Bayraktar TB3 içinse Kara ve Deniz Kuvvetleri envanterine girdiğini, kısa pistli gemilere inip kalkabildiğini, daha gelişkin motoru ve fazla mühimmat taşıma kapasitesiyle TB2’den farkına işaret etti. TB3’ün kendi ürettiğimiz motorla uçtuğunu vurguladı.
İHA’ların savaş dinamiklerine etkisi
“Muhabere kaostur. İlk kaybolan şey hakikattir” cümlesiyle başlayan bölümde Bayraktar, İHA’ların karar vericilere canlı durum aktarımı sağlayarak savaş alanında asimetrik etki yarattığını söyledi. Bayraktar TB2’nin birçok hedefi etkisiz hale getirdiğini, bunun da sahadaki dengeleri değiştirdiğini ifade etti.

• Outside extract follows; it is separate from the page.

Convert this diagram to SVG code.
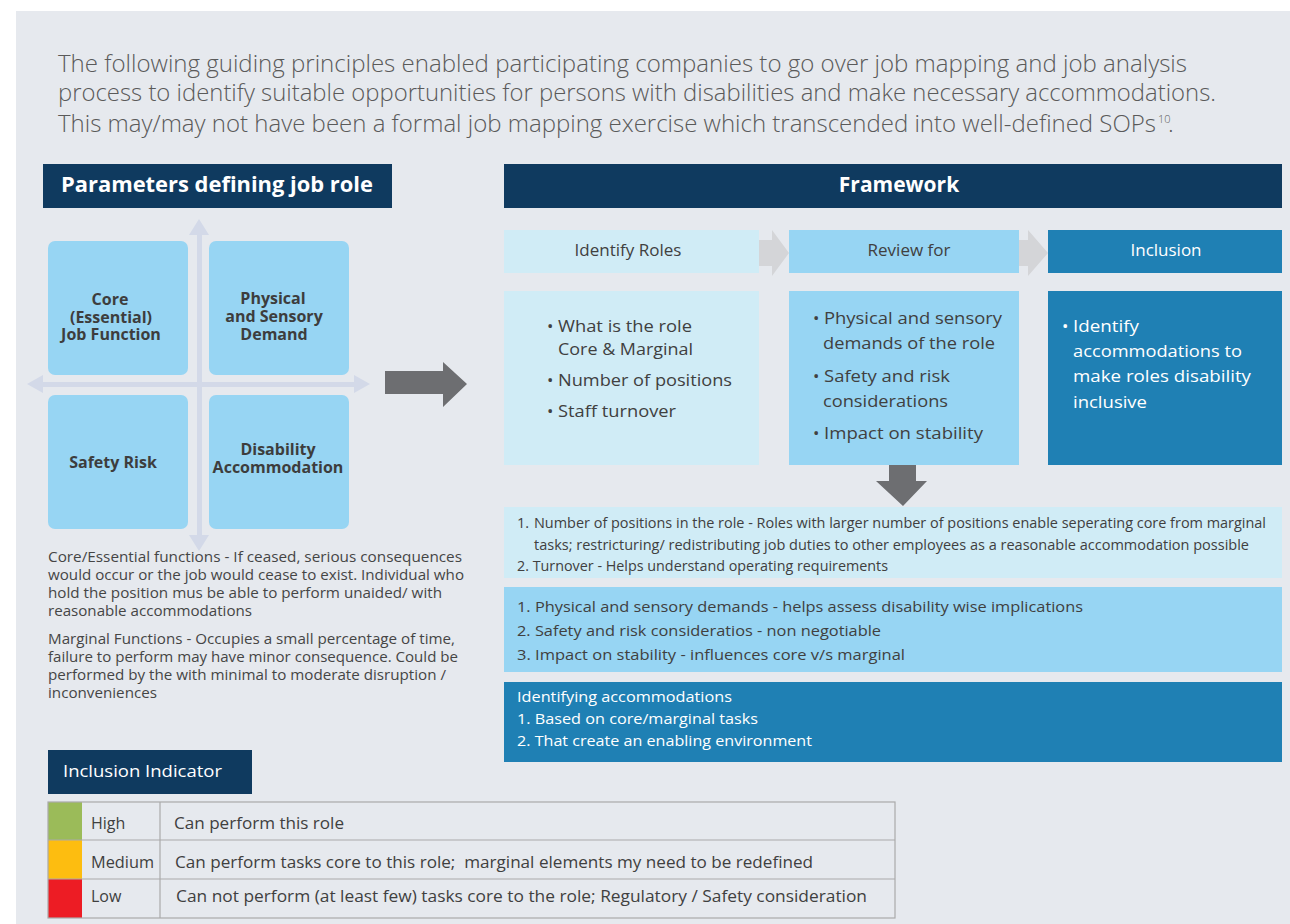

Dış politika ve insani vurgular
Gazze’de yaşananlara ilişkin olarak Bayraktar, “Hemen yanıbaşımızda bir soykırım oluyor” diyerek uluslararası vicdani sorumluluklara dikkat çekti. İnsanlığın iyilik ve merhameti yerine getirmemesi halinde karanlık günlerin gelebileceği uyarısını yaptı; şiirsel bir referansla “Medeniyet tek dişi kalmış canavar” sözünü paylaştı.
N-Sosyal ve dijital devrim
N-Sosyal platformunun 1 milyon 300 bin kullanıcısı olduğunu belirten Bayraktar, teknolojilerin kullanıcıya karşı silaha dönüşebileceği riskine vurgu yaptı. Bu nedenle bu sistemlerin millileştirilmesi ve dost-kardeş ülkelerle paylaşılması gerektiğini savundu. N-Sosyal’i “dost ve kardeş ülkelerde de kullanılan bir süper aplikasyon” haline getirme hedefi olduğunu açıkladı.
Ayrıca Küre Dijital Ansiklopedi projesinden bahsederek “bir buçuk yıldır çalışıyoruz, yaklaşık 50 bine yakın makale var” dedi; bilgi altyapısına ulusal katkıyı önemsiyor.